### THE PROBLEM
Emit a verbatim copy of the lines below from the line with "Rebuild this chart" through the line with "const overflowText = 'U/O-flow", excluding pictures and everything outside that range.

--- start of MATERIAL TO PROCESS ---

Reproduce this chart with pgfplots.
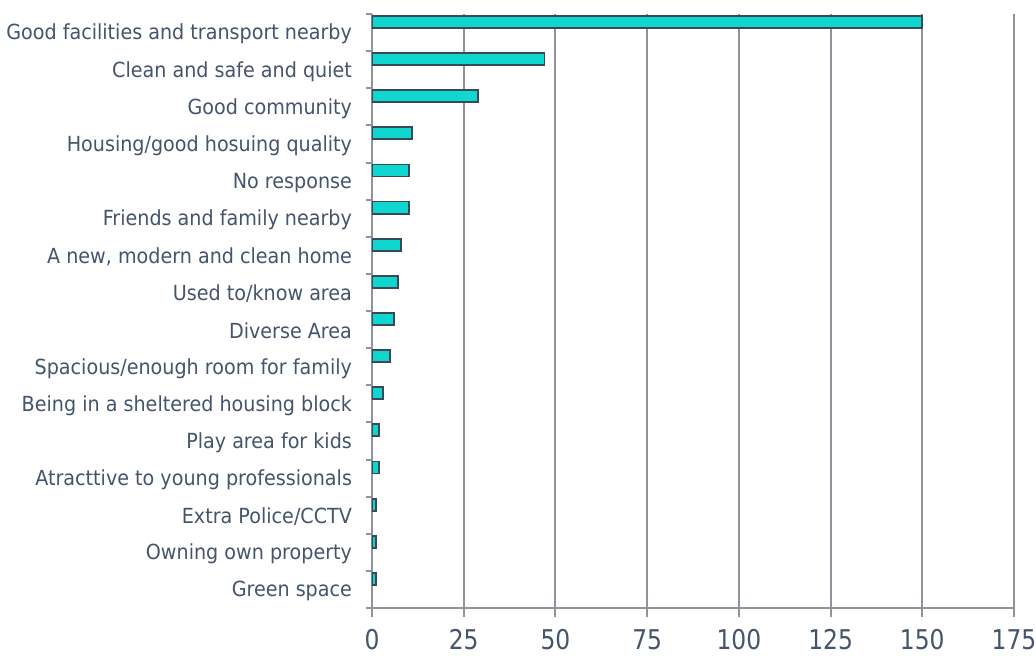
\documentclass[border=0pt]{standalone}
\usepackage{fontspec}
\setmainfont{DejaVu Sans}[FakeStretch=0.92]
\newfontfamily\tickfont{DejaVu Sans}[FakeStretch=0.86]
\usepackage{pgfplots}
\pgfplotsset{compat=1.18}
\definecolor{txt}{HTML}{44546A}
\definecolor{barfill}{HTML}{0FD6CF}
\definecolor{baredge}{HTML}{3A4858}
\definecolor{gridc}{HTML}{8E939C}
\begin{document}
\begin{tikzpicture}
\begin{axis}[
  scale only axis,
  width=321pt, height=297pt,
  xbar,
  xmin=0, xmax=175,
  ymin=-0.5, ymax=15.5,
  y dir=reverse,
  axis lines*=left,
  axis line style={gridc, line width=1pt},
  xtick={0,25,...,175},
  xmajorgrids,
  major grid style={gridc, line width=1pt},
  tick align=outside,
  major tick length=4.5pt,
  minor tick length=3.2pt,
  major x tick style={gridc, line width=1pt},
  major y tick style={draw=none},
  minor y tick style={gridc, line width=1pt},
  ytick={0,...,15},
  minor ytick={-0.5,0.5,...,15.5},
  yticklabels={Good facilities and transport nearby,Clean and safe and quiet,Good community,Housing/good hosuing quality,No response,Friends and family nearby,{A new, modern and clean home},Used to/know area,Diverse Area,Spacious/enough room for family,Being in a sheltered housing block,Play area for kids,Atracttive to young professionals,Extra Police/CCTV,Owning own property,Green space},
  yticklabel style={font=\fontsize{10.4pt}{12pt}\selectfont, text=txt, xshift=-2pt, yshift=-0.8pt},
  xticklabel style={font=\tickfont\fontsize{13.6pt}{15pt}\selectfont, text=txt, inner sep=0.5pt, yshift=-5.5pt},
  /pgf/number format/assume math mode=true,
  bar width=6pt,
  bar shift=5.3pt,
]
\addplot[fill=barfill, draw=baredge, line width=0.9pt] coordinates {
(150,0) (47,1) (29,2) (11,3) (10,4) (10,5) (8,6) (7,7)
(6,8) (5,9) (3,10) (2,11) (2,12) (1,13) (1,14) (1,15)};
\coordinate (O) at (rel axis cs:0,0);
\end{axis}
\pgfresetboundingbox
\path[use as bounding box] (O) ++(-186pt,-23.5pt) rectangle ++(518pt,327.5pt);
\end{tikzpicture}
\end{document}
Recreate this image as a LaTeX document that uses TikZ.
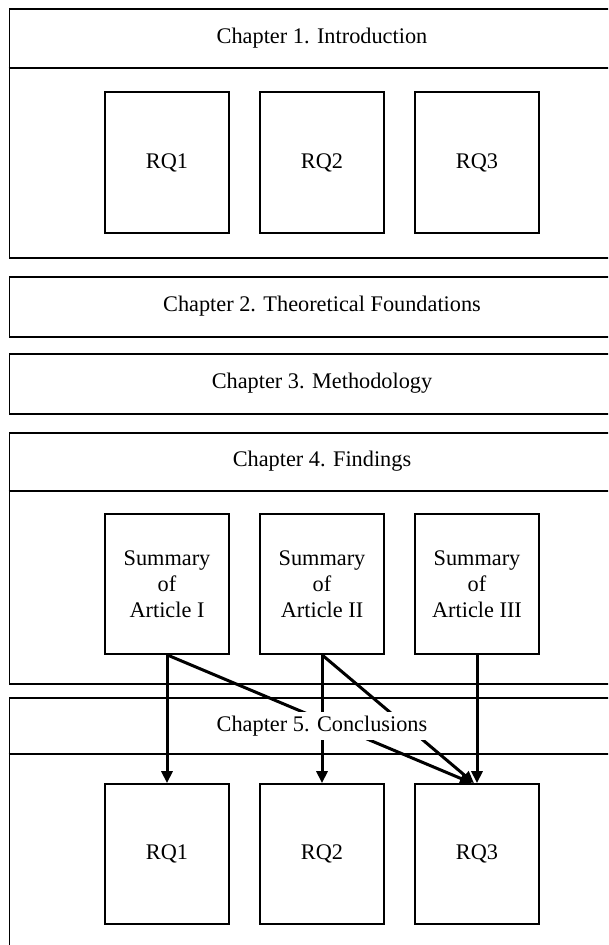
\documentclass[tikz,border=0pt]{standalone}
\usepackage{fontspec}
\setmainfont{Liberation Serif}
\usetikzlibrary{arrows.meta}
\begin{document}
\begin{tikzpicture}[x=1pt,y=-1pt,
  chapbox/.style={draw, line width=1.7pt, rectangle, inner sep=0pt, minimum width=626.6pt, anchor=north west},
  inbox/.style={draw, line width=1.7pt, rectangle, inner sep=0pt, minimum width=124pt, minimum height=141pt,
    font=\fontsize{22.3}{26}\selectfont, align=center},
  lbl/.style={font=\fontsize{22.3}{26}\selectfont, align=center, inner sep=0pt},
  divider/.style={line width=1.7pt},
  arr/.style={line width=3pt, -{Triangle[length=12pt,width=11pt]}}]
\clip (0,0) rectangle (608,945);
\fill[white] (0,0) rectangle (608,945);
% chapter frames
\node[chapbox, minimum height=249pt] (ch1) at (8.7,8) {};
\node[chapbox, minimum height=60pt] (ch2) at (8.7,276) {};
\node[chapbox, minimum height=60pt] (ch3) at (8.7,353) {};
\node[chapbox, minimum height=251pt] (ch4) at (8.7,432) {};
\node[chapbox, minimum height=320pt] (ch5) at (8.7,697) {};
% header dividers
\coordinate (d1) at (0,68);
\coordinate (d4) at (0,491);
\coordinate (d5) at (0,754);
\draw[divider] (ch1.west |- d1) -- (ch1.east |- d1);
\draw[divider] (ch4.west |- d4) -- (ch4.east |- d4);
\draw[divider] (ch5.west |- d5) -- (ch5.east |- d5);
% headers
\node[lbl] (t1) at (322,38) {Chapter 1. Introduction};
\node[lbl] (t2) at (322,306) {Chapter 2. Theoretical Foundations};
\node[lbl] (t3) at (322,383) {Chapter 3. Methodology};
\node[lbl] (t4) at (322,461) {Chapter 4. Findings};
% chapter 1 research questions
\node[inbox] (q1) at (167,162.5) {RQ1};
\node[inbox] (q2) at (322,162.5) {RQ2};
\node[inbox] (q3) at (477,162.5) {RQ3};
% chapter 4 summaries
\node[inbox, minimum height=140pt] (s1) at (167,584) {Summary\\of\\Article I};
\node[inbox, minimum height=140pt] (s2) at (322,584) {Summary\\of\\Article II};
\node[inbox, minimum height=140pt] (s3) at (477,584) {Summary\\of\\Article III};
% chapter 5 research questions
\node[inbox, minimum height=140pt] (r1) at (167,854) {RQ1};
\node[inbox, minimum height=140pt] (r2) at (322,854) {RQ2};
\node[inbox, minimum height=140pt] (r3) at (477,854) {RQ3};
% arrows
\draw[arr] (s1.south) -- (r1.north);
\draw[arr] (s2.south) -- (r2.north);
\draw[arr] (s3.south) -- (r3.north);
\draw[arr] (s1.south) -- ([xshift=-5pt]r3.north);
\draw[arr] (s2.south) -- ([xshift=-3pt]r3.north);
% chapter 5 header over the arrows
\node[lbl, fill=white, inner xsep=3pt, minimum height=28pt] (t5) at (322,726) {Chapter 5. Conclusions};
\end{tikzpicture}
\end{document}
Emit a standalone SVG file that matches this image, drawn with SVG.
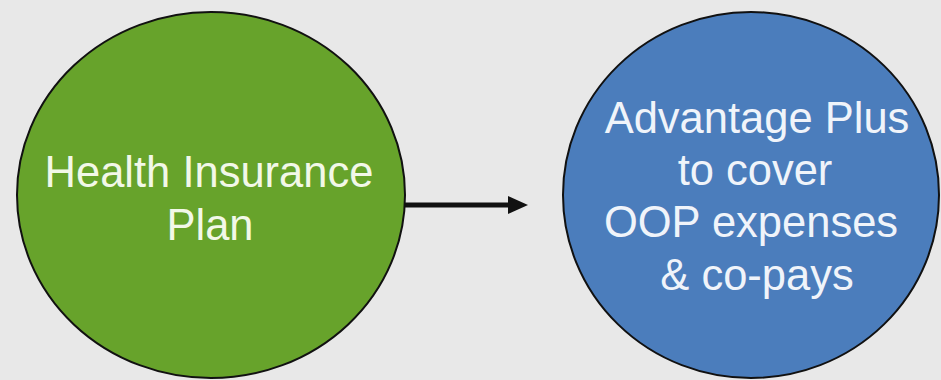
<svg xmlns="http://www.w3.org/2000/svg" width="941" height="380" viewBox="0 0 941 380">
  <style>
    .node { stroke: #111; stroke-width: 2; }
    .label { font-family: "Liberation Sans", Arial, Helvetica, sans-serif; font-size: 43.5px; text-anchor: middle; }
    .g-label { fill: #f2f8e8; }
    .b-label { fill: #f0f4fa; }
    .conn { stroke: #111; stroke-width: 5; fill: none; }
  </style>
  <defs>
    <marker id="arrow" markerUnits="userSpaceOnUse" markerWidth="20" markerHeight="18" refX="0" refY="9" orient="auto">
      <path d="M0,0 L20,9 L0,18 Z" fill="#111"/>
    </marker>
  </defs>
  <rect width="941" height="380" fill="#e8e8e8"/>
  <g id="connectors">
    <line class="conn" x1="405" y1="205" x2="508" y2="205" marker-end="url(#arrow)"/>
  </g>
  <g id="health-plan">
    <ellipse class="node" cx="211" cy="195" rx="194" ry="183" fill="#67a32b"/>
    <text class="label g-label" x="209" y="187">Health Insurance</text>
    <text class="label g-label" x="210" y="240">Plan</text>
  </g>
  <g id="advantage-plus">
    <ellipse class="node" cx="751" cy="195" rx="188" ry="183" fill="#4b7dbc"/>
    <text class="label b-label" x="757" y="133">Advantage Plus</text>
    <text class="label b-label" x="755" y="185">to cover</text>
    <text class="label b-label" x="751" y="237">OOP expenses</text>
    <text class="label b-label" x="757" y="290">&amp; co-pays</text>
  </g>
</svg>
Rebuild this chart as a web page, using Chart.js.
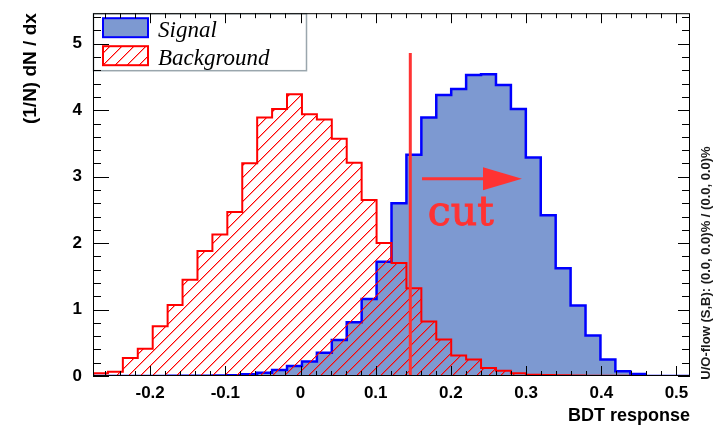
<!DOCTYPE html>
<html>
<head>
<meta charset="utf-8">
<script src="https://cdn.jsdelivr.net/npm/chart.js@4.4.1/dist/chart.umd.min.js"></script>
<style>
  html, body { margin: 0; padding: 0; background: #ffffff; }
  #wrap { width: 722px; height: 426px; }
</style>
</head>
<body>
<div id="wrap"><canvas id="c" width="722" height="426"></canvas></div>
<script>
// Axis ranges and binning of the BDT response histograms
const X_MIN = -0.276;
const X_MAX = 0.518;
const N_BINS = 40;
const Y_MIN = 0;
const Y_MAX = 5.46;

// Normalised bin contents, (1/N) dN/dx, one value per bin from X_MIN upwards
const signalValues = [
  0, 0, 0, 0, 0, 0.002, 0.003, 0.005, 0.008, 0.012,
  0.025, 0.05, 0.09, 0.15, 0.22, 0.35, 0.54, 0.81, 1.16, 1.72,
  2.60, 3.33, 3.89, 4.23, 4.32, 4.53, 4.54, 4.38, 4.02, 3.29,
  2.42, 1.62, 1.06, 0.61, 0.25, 0.07, 0.03, 0, 0, 0
];
const backgroundValues = [
  0.04, 0.065, 0.27, 0.41, 0.75, 1.07, 1.45, 1.88, 2.13, 2.47,
  3.20, 3.89, 4.02, 4.24, 3.94, 3.86, 3.57, 3.21, 2.65, 2.00,
  1.70, 1.32, 0.82, 0.55, 0.31, 0.25, 0.12, 0.08, 0.04, 0.02,
  0.015, 0.01, 0.008, 0.005, 0.003, 0.002, 0.001, 0, 0, 0
];

// Tick labels
const xTickValues = [-0.2, -0.1, 0, 0.1, 0.2, 0.3, 0.4, 0.5];
const xTickLabels = ['-0.2', '-0.1', '0', '0.1', '0.2', '0.3', '0.4', '0.5'];
const yTickValues = [0, 1, 2, 3, 4, 5];
const yTickLabels = ['0', '1', '2', '3', '4', '5'];
const X_MINOR_STEP = 0.02, X_MAJOR_EVERY = 5;
const Y_MINOR_STEP = 0.2, Y_MAJOR_EVERY = 5;

// Cut position and the arrow pointing to the accepted side
const CUT_VALUE = 0.146;
const CUT_TOP = 4.86;
const ARROW_FROM = 0.1616, ARROW_TO = 0.2945, ARROW_HEAD = 0.2427, ARROW_Y = 2.97;
const CUT_TEXT_X = 0.1693, CUT_TEXT_Y = 2.28;

const seriesNames = ['Signal', 'Background'];
const overflowText = 'U/O-flow (S,B): (0.0, 0.0)% / (0.0, 0.0)%';

const SIG_FILL = '#7d99d1';
const SIG_LINE = '#0000ff';
const BKG_LINE = '#ff0000';
const CUT_COLOR = '#ff3333';
const SANS = '"Liberation Sans", Arial, Helvetica, sans-serif';

function histPoints(vals) {
  const w = (X_MAX - X_MIN) / N_BINS;
  const pts = vals.map((v, i) => ({ x: X_MIN + i * w, y: v }));
  pts.push({ x: X_MAX, y: vals[vals.length - 1] });
  return pts;
}

// Diagonal hatch tile ("/" direction)
function hatchPattern(rgb, size) {
  const tile = document.createElement('canvas');
  tile.width = tile.height = size;
  const g = tile.getContext('2d');
  const img = g.createImageData(size, size);
  const put = (px, py, alpha) => {
    const k = (py * size + px) * 4;
    img.data[k] = rgb[0]; img.data[k + 1] = rgb[1]; img.data[k + 2] = rgb[2];
    img.data[k + 3] = Math.max(img.data[k + 3], alpha);
  };
  for (let i = 0; i < size; i++) {
    put(i, size - 1 - i, 255);
    put((i + 1) % size, size - 1 - i, 100);
  }
  g.putImageData(img, 0, 0);
  return g.createPattern(tile, 'repeat');
}
const bkgHatch = hatchPattern([255, 0, 0], 12);

// Frame, inner tick marks, cut marker, legend and side note
const decorations = {
  id: 'decorations',
  afterDatasetsDraw(chart) {
    const { ctx, chartArea: a, scales: { x, y } } = chart;
    ctx.save();

    // cut line + arrow + label
    const cx = x.getPixelForValue(CUT_VALUE);
    ctx.strokeStyle = CUT_COLOR;
    ctx.lineWidth = 3;
    ctx.beginPath();
    ctx.moveTo(cx, y.getPixelForValue(CUT_TOP));
    ctx.lineTo(cx, y.getPixelForValue(0));
    ctx.stroke();
    const ay = y.getPixelForValue(ARROW_Y);
    ctx.beginPath();
    ctx.moveTo(x.getPixelForValue(ARROW_FROM), ay);
    ctx.lineTo(x.getPixelForValue(ARROW_HEAD), ay);
    ctx.stroke();
    ctx.fillStyle = CUT_COLOR;
    ctx.beginPath();
    ctx.moveTo(x.getPixelForValue(ARROW_HEAD), ay - 11.5);
    ctx.lineTo(x.getPixelForValue(ARROW_TO), ay);
    ctx.lineTo(x.getPixelForValue(ARROW_HEAD), ay + 11.5);
    ctx.closePath();
    ctx.fill();
    ctx.font = '41px "DejaVu Serif", serif';
    ctx.textAlign = 'left';
    ctx.textBaseline = 'alphabetic';
    ctx.lineWidth = 1;
    const tx = x.getPixelForValue(CUT_TEXT_X), ty = y.getPixelForValue(CUT_TEXT_Y);
    ctx.fillText('cut', tx, ty);
    ctx.strokeText('cut', tx, ty);

    // legend
    const lx = a.left, ly = a.top;
    ctx.fillStyle = '#ffffff';
    ctx.fillRect(lx, ly, 213, 57);
    ctx.strokeStyle = '#9aa6ad';
    ctx.lineWidth = 1.5;
    ctx.strokeRect(lx + 0.5, ly + 0.5, 213, 57);
    ctx.lineWidth = 2;
    ctx.fillStyle = SIG_FILL;
    ctx.fillRect(lx + 10, ly + 5, 45, 19);
    ctx.strokeStyle = SIG_LINE;
    ctx.strokeRect(lx + 10, ly + 5, 45, 19);
    ctx.fillStyle = bkgHatch;
    ctx.fillRect(lx + 10, ly + 33, 45, 19);
    ctx.strokeStyle = BKG_LINE;
    ctx.strokeRect(lx + 10, ly + 33, 45, 19);
    ctx.fillStyle = '#000000';
    ctx.font = 'italic 23px "Liberation Serif", "Times New Roman", serif';
    ctx.fillText(seriesNames[0], lx + 65, ly + 24);
    ctx.fillText(seriesNames[1], lx + 65, ly + 52);

    // frame
    ctx.strokeStyle = '#000000';
    ctx.lineWidth = 1;
    ctx.strokeRect(a.left + 0.5, a.top + 0.5, a.right - a.left - 1, a.bottom - a.top - 1);

    // x ticks (bottom and top)
    ctx.beginPath();
    for (let k = Math.ceil(X_MIN / X_MINOR_STEP); k * X_MINOR_STEP <= X_MAX + 1e-9; k++) {
      const px = Math.round(x.getPixelForValue(k * X_MINOR_STEP)) + 0.5;
      const len = (k % X_MAJOR_EVERY === 0) ? 10 : 5;
      ctx.moveTo(px, a.bottom);
      ctx.lineTo(px, a.bottom - len);
      ctx.moveTo(px, a.top);
      ctx.lineTo(px, a.top + len);
    }
    // y ticks (left and right)
    for (let k = Math.ceil(Y_MIN / Y_MINOR_STEP); k * Y_MINOR_STEP <= Y_MAX + 1e-9; k++) {
      const py = Math.round(y.getPixelForValue(k * Y_MINOR_STEP)) + 0.5;
      const major = k % Y_MAJOR_EVERY === 0;
      ctx.moveTo(a.left, py);
      ctx.lineTo(a.left + (major ? 16 : 8), py);
      ctx.moveTo(a.right, py);
      ctx.lineTo(a.right - (major ? 12 : 8), py);
    }
    ctx.stroke();

    // under/overflow note on the right side
    ctx.translate(706, 263);
    ctx.rotate(-Math.PI / 2);
    ctx.fillStyle = '#1a1a1a';
    ctx.font = 'bold 13px ' + SANS;
    ctx.textAlign = 'center';
    ctx.textBaseline = 'middle';
    ctx.fillText(overflowText, 0, 0);

    ctx.restore();
  }
};

new Chart(document.getElementById('c'), {
  type: 'line',
  data: {
    datasets: [
      {
        label: seriesNames[1],
        data: histPoints(backgroundValues),
        stepped: 'before',
        borderColor: BKG_LINE,
        borderWidth: 2,
        backgroundColor: bkgHatch,
        fill: 'origin',
        pointRadius: 0,
        order: 0
      },
      {
        label: seriesNames[0],
        data: histPoints(signalValues),
        stepped: 'before',
        borderColor: SIG_LINE,
        borderWidth: 2.5,
        backgroundColor: SIG_FILL,
        fill: 'origin',
        pointRadius: 0,
        order: 1
      }
    ]
  },
  options: {
    responsive: false,
    animation: false,
    devicePixelRatio: 1,
    layout: { padding: { left: 0, right: 32, top: 10, bottom: 0 } },
    plugins: { legend: { display: false }, tooltip: { enabled: false } },
    scales: {
      x: {
        type: 'linear',
        min: X_MIN,
        max: X_MAX,
        grid: { display: false },
        border: { display: false },
        afterFit: (s) => { s.height = 50; },
        afterBuildTicks: (s) => { s.ticks = xTickValues.map(v => ({ value: v })); },
        ticks: {
          color: '#000000',
          padding: -1,
          maxRotation: 0,
          autoSkip: false,
          font: { family: SANS, size: 17, weight: 'bold' },
          callback: (v, i) => xTickLabels[i]
        },
        title: {
          display: true,
          text: 'BDT response',
          align: 'end',
          color: '#000000',
          font: { family: SANS, size: 18, weight: 'bold' },
          padding: { top: 0, bottom: -1 }
        }
      },
      y: {
        type: 'linear',
        min: Y_MIN,
        max: Y_MAX,
        grid: { display: false },
        border: { display: false },
        afterFit: (s) => { s.width = 93; },
        afterBuildTicks: (s) => { s.ticks = yTickValues.map(v => ({ value: v })); },
        ticks: {
          color: '#000000',
          padding: 3,
          autoSkip: false,
          font: { family: SANS, size: 17, weight: 'bold' },
          callback: (v, i) => yTickLabels[i]
        },
        title: {
          display: true,
          text: '(1/N) dN / dx',
          align: 'end',
          color: '#000000',
          font: { family: SANS, size: 19, weight: 'bold' },
          padding: { top: 19, bottom: 0 }
        }
      }
    }
  },
  plugins: [decorations]
});
</script>
</body>
</html>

--- end of MATERIAL TO PROCESS ---

### OUTPUT OF THE EXERCISE
Rebuild this chart as a web page, using Chart.js.
<!DOCTYPE html>
<html>
<head>
<meta charset="utf-8">
<script src="https://cdn.jsdelivr.net/npm/chart.js@4.4.1/dist/chart.umd.min.js"></script>
<style>
  html, body { margin: 0; padding: 0; background: #ffffff; }
  #wrap { width: 722px; height: 426px; }
</style>
</head>
<body>
<div id="wrap"><canvas id="c" width="722" height="426"></canvas></div>
<script>
// Axis ranges and binning of the BDT response histograms
const X_MIN = -0.276;
const X_MAX = 0.518;
const N_BINS = 40;
const Y_MIN = 0;
const Y_MAX = 5.46;

// Normalised bin contents, (1/N) dN/dx, one value per bin from X_MIN upwards
const signalValues = [
  0, 0, 0, 0, 0, 0.002, 0.003, 0.005, 0.008, 0.012,
  0.025, 0.05, 0.09, 0.15, 0.22, 0.35, 0.54, 0.81, 1.16, 1.72,
  2.60, 3.33, 3.89, 4.23, 4.32, 4.53, 4.54, 4.38, 4.02, 3.29,
  2.42, 1.62, 1.06, 0.61, 0.25, 0.07, 0.03, 0, 0, 0
];
const backgroundValues = [
  0.04, 0.065, 0.27, 0.41, 0.75, 1.07, 1.45, 1.88, 2.13, 2.47,
  3.20, 3.89, 4.02, 4.24, 3.94, 3.86, 3.57, 3.21, 2.65, 2.00,
  1.70, 1.32, 0.82, 0.55, 0.31, 0.25, 0.12, 0.08, 0.04, 0.02,
  0.015, 0.01, 0.008, 0.005, 0.003, 0.002, 0.001, 0, 0, 0
];

// Tick labels
const xTickValues = [-0.2, -0.1, 0, 0.1, 0.2, 0.3, 0.4, 0.5];
const xTickLabels = ['-0.2', '-0.1', '0', '0.1', '0.2', '0.3', '0.4', '0.5'];
const yTickValues = [0, 1, 2, 3, 4, 5];
const yTickLabels = ['0', '1', '2', '3', '4', '5'];
const X_MINOR_STEP = 0.02, X_MAJOR_EVERY = 5;
const Y_MINOR_STEP = 0.2, Y_MAJOR_EVERY = 5;

// Cut position and the arrow pointing to the accepted side
const CUT_VALUE = 0.146;
const CUT_TOP = 4.86;
const ARROW_FROM = 0.1616, ARROW_TO = 0.2945, ARROW_HEAD = 0.2427, ARROW_Y = 2.97;
const CUT_TEXT_X = 0.1693, CUT_TEXT_Y = 2.28;

const seriesNames = ['Signal', 'Background'];
const overflowText = 'U/O-flow (S,B): (0.0, 0.0)% / (0.0, 0.0)%';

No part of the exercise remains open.